The complete six-part series, following the rule of the Roman Emperor Augustus (Roland Culver) and the battles for succession after his death. After years of civil war following the assassination of Julius Caesar, his adopted son Octavian manages to unite the various factions and assume control of the Empire. Taking the name Augustus, he presides over an unparalleled period of growth and prosperity, but when he dies, the Empire is thrown into confusion by the corrupt and violent reigns of Tiberius (André Morell) and the insane Caligula (Ralph Bates).

Customer Reviews

4.3 out of 5 stars

Most Helpful Customer Reviews

143 of 148 people found the following review helpful By Mr. B. E. Molloy on 10 Aug. 2006
Format: DVD
Rome 14 AD. Augustus (Roland Culver) has been Emperor for 40 years.
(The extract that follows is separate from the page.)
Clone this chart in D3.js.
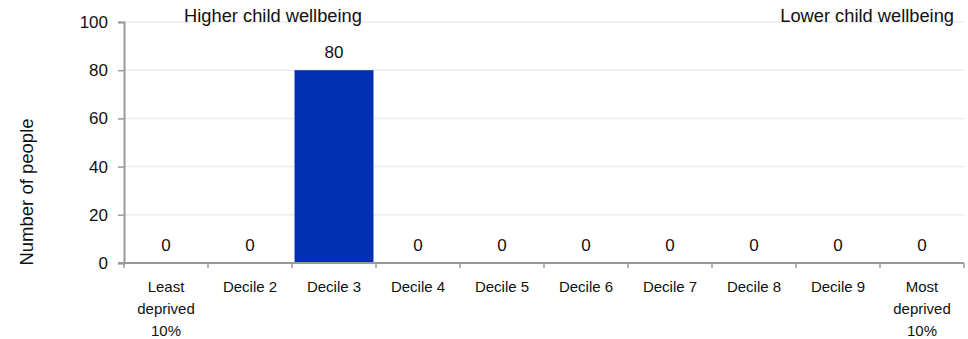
<!DOCTYPE html>
<html>
<head>
<meta charset="utf-8">
<script src="https://cdn.jsdelivr.net/npm/d3@7"></script>
<style>
  html, body { margin: 0; padding: 0; background: #fff; }
  svg { display: block; font-family: "Liberation Sans", Arial, sans-serif; }
</style>
</head>
<body>
<svg id="chart" width="968" height="339"></svg>
<script>
const categories = [
  ["Least", "deprived", "10%"],
  ["Decile 2"], ["Decile 3"], ["Decile 4"], ["Decile 5"],
  ["Decile 6"], ["Decile 7"], ["Decile 8"], ["Decile 9"],
  ["Most", "deprived", "10%"]
];
const values = [0, 0, 80, 0, 0, 0, 0, 0, 0, 0];
const yTicks = [0, 20, 40, 60, 80, 100];
const yTitle = "Number of people";
const leftNote = "Higher child wellbeing";
const rightNote = "Lower child wellbeing";

const svg = d3.select("#chart");
const margin = { left: 124, right: 4, top: 22, bottom: 76 };
const W = 968, H = 339;

const keys = categories.map((c, i) => "c" + i);
const x = d3.scaleBand().domain(keys).range([margin.left, W - margin.right])
  .paddingInner(0.06).paddingOuter(0.03);
const y = d3.scaleLinear().domain([0, 100]).range([H - margin.bottom, margin.top]);

// gridlines
svg.append("g").selectAll("line").data(yTicks.filter(d => d > 0)).join("line")
  .attr("x1", margin.left).attr("x2", W - margin.right)
  .attr("y1", d => y(d)).attr("y2", d => y(d))
  .attr("stroke", "#ececec").attr("stroke-width", 1.5);

// bars
svg.append("g").selectAll("rect").data(values).join("rect")
  .attr("x", (d, i) => x(keys[i]))
  .attr("width", x.bandwidth())
  .attr("y", d => y(d))
  .attr("height", d => y(0) - y(d))
  .attr("fill", "#0330b2");

// y axis
const yAxis = svg.append("g").attr("transform", `translate(${margin.left},0)`)
  .call(d3.axisLeft(y).tickValues(yTicks).tickSize(6).tickPadding(10));
yAxis.select(".domain").attr("stroke", "#9a9a9a").attr("stroke-width", 2);
yAxis.selectAll(".tick line").attr("stroke", "#9a9a9a").attr("stroke-width", 1.5);
yAxis.selectAll(".tick text").attr("font-size", 17).attr("fill", "#111")
  .attr("font-family", "Liberation Sans, Arial, sans-serif");

// x axis
const xOuter = d3.scaleLinear().domain([0, categories.length]).range([margin.left, W - margin.right]);
const xAxisG = svg.append("g");
xAxisG.append("line")
  .attr("x1", margin.left - 6).attr("x2", W - margin.right)
  .attr("y1", y(0)).attr("y2", y(0))
  .attr("stroke", "#9a9a9a").attr("stroke-width", 2);
xAxisG.selectAll("line.tk").data(d3.range(categories.length + 1)).join("line")
  .attr("class", "tk")
  .attr("x1", d => xOuter(d)).attr("x2", d => xOuter(d))
  .attr("y1", y(0)).attr("y2", y(0) + 5)
  .attr("stroke", "#9a9a9a").attr("stroke-width", 1.5);

// category labels
const labG = svg.append("g");
categories.forEach((lines, i) => {
  const t = labG.append("text")
    .attr("x", x(keys[i]) + x.bandwidth() / 2)
    .attr("y", 292)
    .attr("text-anchor", "middle")
    .attr("font-size", 15).attr("fill", "#111");
  lines.forEach((ln, j) => {
    t.append("tspan").attr("x", x(keys[i]) + x.bandwidth() / 2)
      .attr("dy", j === 0 ? 0 : 22).text(ln);
  });
});

// value labels
svg.append("g").selectAll("text").data(values).join("text")
  .attr("x", (d, i) => x(keys[i]) + x.bandwidth() / 2)
  .attr("y", d => y(d) - 12)
  .attr("text-anchor", "middle")
  .attr("font-size", 17).attr("fill", "#111")
  .text(d => d);

// y title
svg.append("text")
  .attr("transform", `translate(33,192) rotate(-90)`)
  .attr("text-anchor", "middle")
  .attr("font-size", 18.5).attr("fill", "#111")
  .text(yTitle);

// notes
svg.append("text").attr("x", 273).attr("y", 22).attr("text-anchor", "middle")
  .attr("font-size", 18.3).attr("fill", "#111").text(leftNote);
svg.append("text").attr("x", 954).attr("y", 22).attr("text-anchor", "end")
  .attr("font-size", 18.3).attr("fill", "#111").text(rightNote);
</script>
</body>
</html>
In his youth he had put an end to 100 years of civil war - but the price was the end of the Republic. Now he is old and worried about the future. To preserve the Pax Romana he needs to appoint a successor but none of his descendents is suitable. So what should he do? He decides to nominate Tiberius as a stop gap until his great-grandson is old enough, thus creating an Imperial Line.

Unfortunately for Augustus, his family do not live up to his high ideals as they attempt to marry, scheme, plot, and murder their way to the throne. On the way we meet: the handsome but inept Germanicus (Eric Flynn); the scheming Agrippina (Caroline Blakiston); the unwilling but ruthless Tiberius (Andre Morell); the murderous Sejanus (Barrie Ingham); and the downright evil Caligula (Ralph Bates). Watching all this is Claudius (Freddy Jones). Claudius is regarded a s a dimwit because of his club-foot and stutter - but he is the most intelligent of the lot.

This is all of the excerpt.